Both were part of the victorious United States 4x400m relay team in Tokyo, with Benjamin adding a silver in one of the greatest Olympic races ever seen as he ran the 400m hurdles in 46.17sec, breaking the world record that had existed before the race, only to finish second as Norway’s Karsten Warholm improved his own mark to 45.94.

In the fifth of this season’s World Athletics Continental Tour Gold meetings, Benjamin will face a field that includes Japanese champion Kazuki Kurokawa, who won at this meeting last year in a personal best of 48.68.
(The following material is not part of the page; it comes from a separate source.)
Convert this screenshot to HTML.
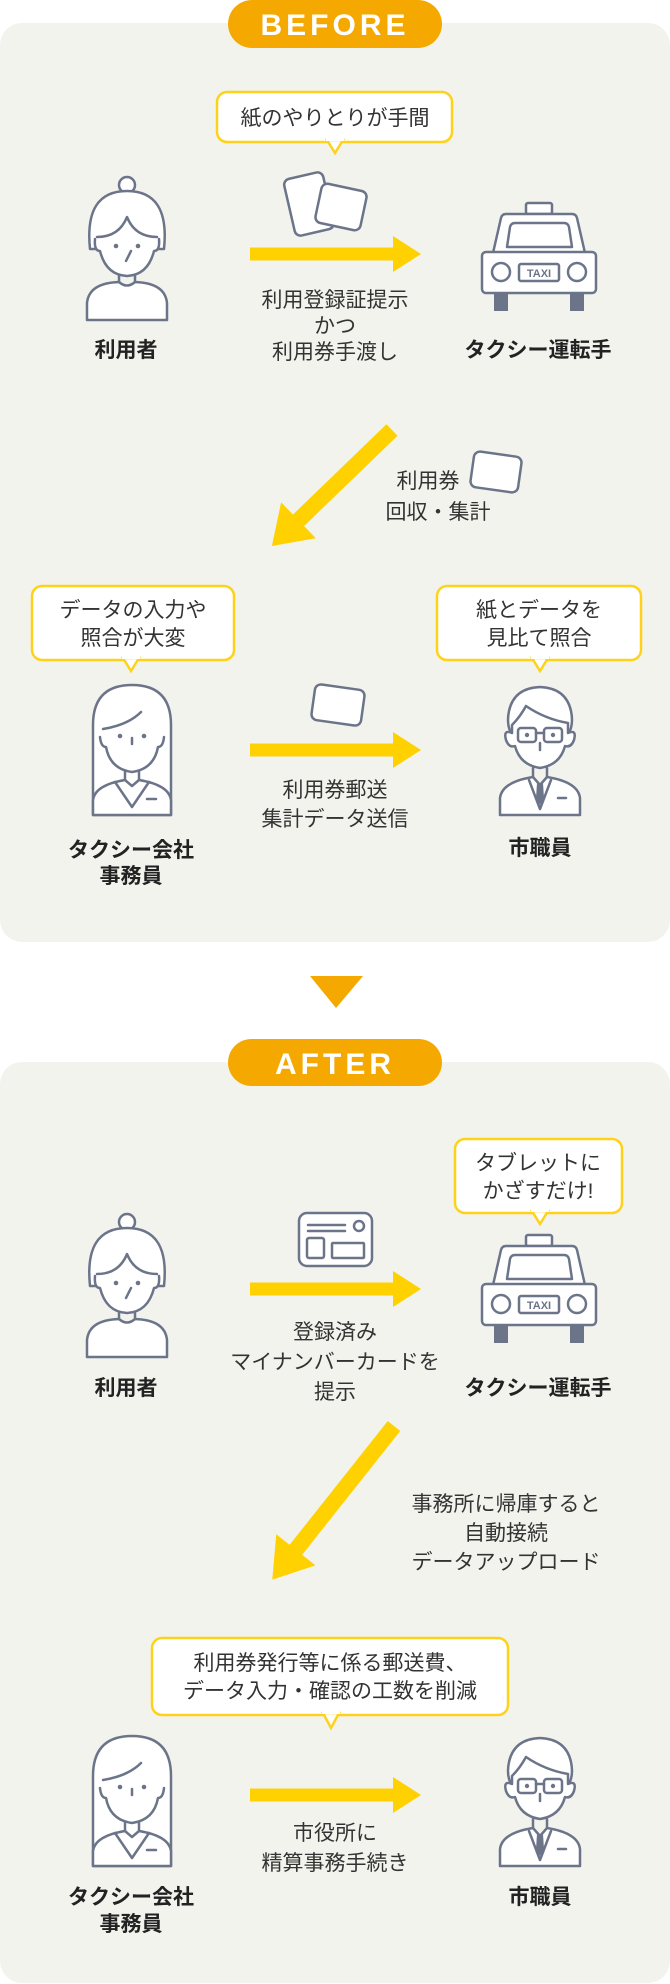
<!DOCTYPE html>
<html><head><meta charset="utf-8"><style>
html,body{margin:0;padding:0;background:#fff;}
svg{display:block;}
text{font-family:"Liberation Sans","Noto Sans CJK JP",sans-serif;}
.d{font-size:21px;fill:#333;text-anchor:middle;}
.l{font-size:21px;fill:#222;font-weight:bold;text-anchor:middle;}
.b{font-size:21px;fill:#333;text-anchor:middle;}
.ic{fill:#fff;stroke:#6B7489;stroke-width:2.5;stroke-linecap:round;stroke-linejoin:round;}
.ln{fill:none;stroke:#6B7489;stroke-width:2.5;stroke-linecap:round;stroke-linejoin:round;}
.bub{fill:#fff;stroke:#FFD21A;stroke-width:2.5;}
</style></head><body>
<svg width="670" height="1984" viewBox="0 0 670 1984" xmlns="http://www.w3.org/2000/svg">
<defs>
<g id="oldw">
 <circle class="ic" cx="41" cy="8" r="8"/>
 <path class="ic" d="M4,72 Q-2,14 41,14 Q84,14 78,72 Z"/>
 <path class="ic" d="M9,62 Q8,74 14,74 Q20,98 41,99 Q62,98 68,74 Q74,74 73,62"/>
 <path class="ln" d="M11,60 Q33,60 41,40 Q49,60 71,60"/>
 <circle cx="30" cy="69" r="2.3" fill="#6B7489"/><circle cx="52" cy="69" r="2.3" fill="#6B7489"/>
 <path class="ln" d="M45,74 L40,84"/>
 <path class="ic" d="M1,143 V126 Q3,106 33,105 Q41,112 49,105 Q79,106 81,126 V143 Z"/>
 <path class="ln" d="M33,99 V105 M49,99 V105"/>
</g>
<g id="girl">
 <path class="ic" d="M1,130 V40 Q1,0 40,0 Q79,0 79,40 V130 Z"/>
 <path class="ic" d="M8,52 Q9,62 14,62 Q18,84 40,87 Q62,84 66,62 Q71,62 72,52"/>
 <path class="ln" d="M11,44 Q36,40 49,27"/>
 <circle cx="28" cy="51" r="2.3" fill="#6B7489"/><circle cx="52" cy="51" r="2.3" fill="#6B7489"/>
 <path class="ln" d="M40,53 V59"/>
 <path class="ic" d="M1,130 V115 Q3,100 33,95 L40,101 L47,95 Q77,100 79,115 V130 Z"/>
 <path class="ln" d="M33,87 V95 M47,87 V95 M23,97 L40,122 L57,97 M55,114 H64"/>
</g>
<g id="man">
 <path class="ic" d="M12,50 Q6,40 9,26 Q14,3 40,2 Q66,3 71,26 Q74,40 68,50 Z"/>
 <path class="ic" d="M12,48 Q3,44 6,55 Q9,63 15,61 Q20,80 40,83 Q60,80 65,61 Q71,63 74,55 Q77,44 68,48 L68,38 Q45,34 26,21 Q20,32 12,40 Z"/>
 <rect class="ln" x="18" y="43" width="18" height="14" rx="3"/><rect class="ln" x="44" y="43" width="18" height="14" rx="3"/>
 <path class="ln" d="M36,48 H44"/>
 <circle cx="27" cy="50" r="2.2" fill="#6B7489"/><circle cx="53" cy="50" r="2.2" fill="#6B7489"/>
 <path class="ln" d="M40,58 V65"/>
 <path class="ic" d="M0,130 V113 Q2,97 33,92 L40,100 L47,92 Q78,97 80,113 V130 Z"/>
 <path class="ln" d="M33,83 V92 M47,83 V92 M29,95 L40,124 L51,95 M58,113 H66"/>
 <path d="M37,98 H43 L44,113 L40,120 L36,113 Z" fill="#6B7489"/>
</g>
<g id="taxi">
 <rect class="ic" x="46" y="1" width="26" height="11" rx="2"/>
 <path class="ic" d="M13,51 L21,16 Q22,12 26,12 H92 Q96,12 97,16 L105,51 Z"/>
 <path class="ln" d="M27,45 L30,25 Q31,21 35,21 H84 Q88,21 89,25 L92,45 Z"/>
 <rect x="14" y="89" width="14" height="20" fill="#6B7489"/><rect x="90" y="89" width="14" height="20" fill="#6B7489"/>
 <rect class="ic" x="2" y="50" width="114" height="41" rx="4"/>
 <circle class="ln" cx="21" cy="70" r="9"/><circle class="ln" cx="97" cy="70" r="9"/>
 <rect class="ln" x="39" y="62" width="40" height="17" rx="2"/>
 <text x="59" y="75" font-size="11" font-weight="bold" fill="#6B7489" text-anchor="middle">TAXI</text>
</g>
<g id="harr">
 <rect x="0" y="-6.5" width="145" height="13" fill="#FFD100"/>
 <polygon points="143,-18 171,0 143,18" fill="#FFD100"/>
</g>
</defs>

<!-- panels -->
<rect x="0" y="23" width="670" height="919" rx="22" fill="#F3F3EE"/>
<rect x="0" y="1062" width="670" height="921" rx="22" fill="#F3F3EE"/>

<!-- BEFORE pill -->
<rect x="228" y="0" width="214" height="48" rx="24" fill="#F5A800"/>
<text x="335" y="35" font-size="30" font-weight="bold" fill="#fff" text-anchor="middle" letter-spacing="4">BEFORE</text>

<!-- bubble 1 -->
<rect class="bub" x="217" y="92" width="235" height="50" rx="10"/>
<polygon points="327,140 343,140 335,153" fill="#fff" stroke="#FFD21A" stroke-width="2.5"/>
<rect x="326" y="138" width="18" height="3" fill="#fff"/>
<text class="b" x="335" y="125">紙のやりとりが手間</text>

<use href="#oldw" x="86" y="177"/>
<text class="l" x="126" y="357">利用者</text>

<rect class="ic" x="289" y="175" width="40" height="58" rx="6" transform="rotate(-13 309 204)"/>
<rect class="ic" x="318" y="187" width="46" height="40" rx="6" transform="rotate(12 341 207)"/>

<use href="#harr" x="250" y="254"/>
<text class="d" x="335" y="307">利用登録証提示</text>
<text class="d" x="335" y="333">かつ</text>
<text class="d" x="335" y="359">利用券手渡し</text>

<use href="#taxi" x="480" y="202"/>
<text class="l" x="538" y="357">タクシー運転手</text>

<!-- diagonal 1 -->
<g transform="translate(392,430) rotate(136)">
 <rect x="0" y="-8" width="132" height="16" fill="#FFD100"/>
 <polygon points="130,-25 167,0 130,25" fill="#FFD100"/>
</g>
<rect class="ic" x="472" y="454" width="48" height="36" rx="6" transform="rotate(8 496 472)"/>
<text class="d" x="428" y="488">利用券</text>
<text class="d" x="438" y="519">回収・集計</text>

<!-- bubble 2 -->
<rect class="bub" x="32" y="586" width="202" height="74" rx="10"/>
<polygon points="123,658 139,658 131,671" fill="#fff" stroke="#FFD21A" stroke-width="2.5"/>
<rect x="122" y="656" width="18" height="3" fill="#fff"/>
<text class="b" x="133" y="617">データの入力や</text>
<text class="b" x="133" y="645">照合が大変</text>

<!-- bubble 3 -->
<rect class="bub" x="437" y="586" width="204" height="74" rx="10"/>
<polygon points="532,658 548,658 540,671" fill="#fff" stroke="#FFD21A" stroke-width="2.5"/>
<rect x="531" y="656" width="18" height="3" fill="#fff"/>
<text class="b" x="539" y="617">紙とデータを</text>
<text class="b" x="539" y="645">見比て照合</text>

<use href="#girl" x="92" y="685"/>
<text class="l" x="131" y="857">タクシー会社</text>
<text class="l" x="131" y="883">事務員</text>

<rect class="ic" x="313" y="687" width="50" height="36" rx="6" transform="rotate(8 338 705)"/>
<use href="#harr" x="250" y="750"/>
<text class="d" x="335" y="797">利用券郵送</text>
<text class="d" x="335" y="826">集計データ送信</text>

<use href="#man" x="500" y="685"/>
<text class="l" x="540" y="855">市職員</text>

<!-- down triangle -->
<polygon points="310,976 363,976 336,1008" fill="#F5A800"/>

<!-- AFTER pill -->
<rect x="228" y="1039" width="214" height="47" rx="23.5" fill="#F5A800"/>
<text x="335" y="1074" font-size="30" font-weight="bold" fill="#fff" text-anchor="middle" letter-spacing="4">AFTER</text>

<!-- bubble tablet -->
<rect class="bub" x="455" y="1139" width="167" height="74" rx="10"/>
<polygon points="532,1211 548,1211 540,1224" fill="#fff" stroke="#FFD21A" stroke-width="2.5"/>
<rect x="531" y="1209" width="18" height="3" fill="#fff"/>
<text class="b" x="538" y="1170">タブレットに</text>
<text class="b" x="538" y="1198">かざすだけ!</text>

<use href="#oldw" x="86" y="1214"/>
<text class="l" x="126" y="1395">利用者</text>

<!-- my number card -->
<rect class="ic" x="299" y="1213" width="73" height="53" rx="8"/>
<path class="ln" d="M308,1225 H345 M308,1231 H345"/>
<circle class="ln" cx="359" cy="1226" r="5"/>
<rect class="ln" x="307" y="1238" width="17" height="20" rx="2"/>
<rect class="ln" x="332" y="1243" width="32" height="15" rx="1"/>

<use href="#harr" x="250" y="1289"/>
<text class="d" x="335" y="1339">登録済み</text>
<text class="d" x="335" y="1369">マイナンバーカードを</text>
<text class="d" x="335" y="1399">提示</text>

<use href="#taxi" x="480" y="1234"/>
<text class="l" x="538" y="1395">タクシー運転手</text>

<!-- diagonal 2 -->
<g transform="translate(394,1426) rotate(128.4)">
 <rect x="0" y="-8" width="160" height="16" fill="#FFD100"/>
 <polygon points="158,-25 196,0 158,25" fill="#FFD100"/>
</g>
<text class="d" x="506" y="1511">事務所に帰庫すると</text>
<text class="d" x="506" y="1540">自動接続</text>
<text class="d" x="506" y="1569">データアップロード</text>

<!-- big bubble -->
<rect class="bub" x="152" y="1638" width="356" height="77" rx="10"/>
<polygon points="323,1713 339,1713 331,1728" fill="#fff" stroke="#FFD21A" stroke-width="2.5"/>
<rect x="322" y="1711" width="18" height="3" fill="#fff"/>
<text class="b" x="330" y="1670">利用券発行等に係る郵送費、</text>
<text class="b" x="330" y="1698">データ入力・確認の工数を削減</text>

<use href="#girl" x="92" y="1736"/>
<text class="l" x="131" y="1904">タクシー会社</text>
<text class="l" x="131" y="1931">事務員</text>

<use href="#harr" x="250" y="1795"/>
<text class="d" x="335" y="1840">市役所に</text>
<text class="d" x="335" y="1870">精算事務手続き</text>

<use href="#man" x="500" y="1736"/>
<text class="l" x="540" y="1904">市職員</text>
</svg>
</body></html>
Norman, who competes in what will be his first 400m in nine months, has already opened his season in impressive fashion having been third in the 200m at the second Continental Tour Gold meeting of the season at Walnut in California in 19.83, one place ahead of Benjamin, who finished in 20.01.
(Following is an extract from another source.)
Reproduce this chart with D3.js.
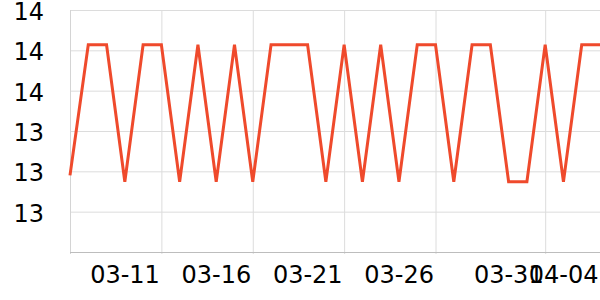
<!DOCTYPE html>
<html>
<head>
<meta charset="utf-8">
<script src="https://cdn.jsdelivr.net/npm/d3@7"></script>
<style>
  body { margin: 0; background: #fff; }
  text { font-family: "DejaVu Sans", sans-serif; }
  .grid line { stroke: #dcdcdc; stroke-width: 1; }
  .grid path { display: none; }
  .labels path, .labels line { display: none; }
  .labels text { font-size: 24px; fill: #000; }
</style>
</head>
<body>
<svg id="chart" width="600" height="300"></svg>
<script>
let dates = [
  '03-06', '03-07', '03-08', '03-09', '03-10', '03-11', '03-12', '03-13', '03-14', '03-15',
  '03-16', '03-17', '03-18', '03-19', '03-20', '03-21', '03-22', '03-23', '03-24', '03-25',
  '03-26', '03-27', '03-28', '03-29', '03-30', '03-31', '04-01', '04-02', '04-03', '04-04'
];
let values = [
  13.29, 13.614, 13.614, 13.274, 13.614, 13.614, 13.274, 13.614, 13.274, 13.614,
  13.274, 13.614, 13.614, 13.614, 13.274, 13.614, 13.274, 13.614, 13.274, 13.614,
  13.614, 13.274, 13.614, 13.614, 13.274, 13.274, 13.614, 13.274, 13.614, 13.614
];
let gridDates = ['03-11', '03-16', '03-21', '03-26', '04-01'];
let labelDates = ['03-11', '03-16', '03-21', '03-26', '04-01', '04-04'];
let xTickLabels = ['03-11', '03-16', '03-21', '03-26', '03-31', '04-04'];
let yTicks = [13.2, 13.3, 13.4, 13.5, 13.6, 13.7];
let yTickLabels = ['13', '13', '13', '14', '14', '14'];

let parse = s => new Date(Date.UTC(2024, +s.slice(0, 2) - 1, +s.slice(3)));

let mLeft = 70, mRight = 600, mTop = 10, mBottom = 252;

let x = d3.scaleUtc()
    .domain([parse(dates[0]), parse(dates[dates.length - 1])])
    .range([mLeft, mRight]);
let y = d3.scaleLinear().domain([13.1, 13.7]).range([mBottom, mTop]);

let svg = d3.select('#chart');

// vertical grid
svg.append('g')
    .attr('class', 'grid')
    .attr('transform', `translate(0, ${mBottom})`)
    .call(d3.axisBottom(x)
        .tickValues(gridDates.map(parse))
        .tickSizeInner(-(mBottom - mTop))
        .tickSizeOuter(0)
        .tickFormat(''))
    .selectAll('line').attr('y1', 2);

// horizontal grid
svg.append('g')
    .attr('class', 'grid')
    .attr('transform', `translate(${mLeft}, 0)`)
    .call(d3.axisLeft(y)
        .tickValues(yTicks)
        .tickSizeInner(-(mRight - mLeft))
        .tickSizeOuter(0)
        .tickFormat(''));

// axis lines
svg.append('line')
    .attr('x1', mLeft + 0.5).attr('x2', mLeft + 0.5)
    .attr('y1', mTop).attr('y2', mBottom + 2)
    .attr('stroke', '#d4d4d4');
svg.append('line')
    .attr('x1', mLeft).attr('x2', mRight)
    .attr('y1', mBottom + 0.5).attr('y2', mBottom + 0.5)
    .attr('stroke', '#bdbdbd');

// y labels
svg.append('g')
    .attr('class', 'labels')
    .attr('transform', `translate(${mLeft}, 0)`)
    .call(d3.axisLeft(y)
        .tickValues(yTicks)
        .tickSize(0)
        .tickPadding(26)
        .tickFormat((d, i) => yTickLabels[i]))
    .selectAll('text').attr('dy', '0.4em');

// x labels
svg.append('g')
    .attr('class', 'labels')
    .attr('transform', `translate(0, ${mBottom})`)
    .call(d3.axisBottom(x)
        .tickValues(labelDates.map(parse))
        .tickSize(0)
        .tickPadding(0)
        .tickFormat((d, i) => xTickLabels[i]))
    .selectAll('text')
    .attr('text-anchor', 'end')
    .attr('dx', -2)
    .attr('dy', 0)
    .attr('y', 31);

let line = d3.line()
    .x((d, i) => x(parse(dates[i])))
    .y(d => y(d));

svg.append('path')
    .datum(values)
    .attr('fill', 'none')
    .attr('stroke', '#ef4a2c')
    .attr('stroke-width', 3)
    .attr('stroke-linejoin', 'miter')
    .attr('d', line);
</script>
</body>
</html>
Meanwhile the women’s 100m hurdles features respective Olympic silver and bronze medallists Kendra Harrison of the US and Jamaica’s Megan Tapper.

In Tokyo, Harrison, who holds the world record of 12.20, finished 0.03 ahead of her Jamaican rival in 12.52 behind the 12.37 recorded by Puerto Rico’s Jasmine Camacho-Quinn.

Also in the field will be the world indoor bronze medallist and US indoor champion Gabbi Cunningham, who was seventh in the Olympic final.

The men’s high jump features three Olympic finalists in Australia’s Commonwealth Games champion Brandon Starc, New Zealand’s world indoor bronze medallist Hamish Kerr and Japanese indoor record-holder Naoto Tobe.

World javelin champion Kelsey-Lee Barber of Australia returns to the runway where she earned Olympic silver.

She faces Latvia’s Līna Mūze, New Zealand record-holder Tori Peeters and Japanese record-holder Haruka Kitaguchi.

Ryuji Miura was one of Japan’s breakthrough performers last year when, still an under-20 athlete, he won the 3,000m steeplechase in this Continental Tour Gold event in a national record of 8:17.46 before going on to clock 8:09.92, earning a place in the Olympic final, where he finished seventh.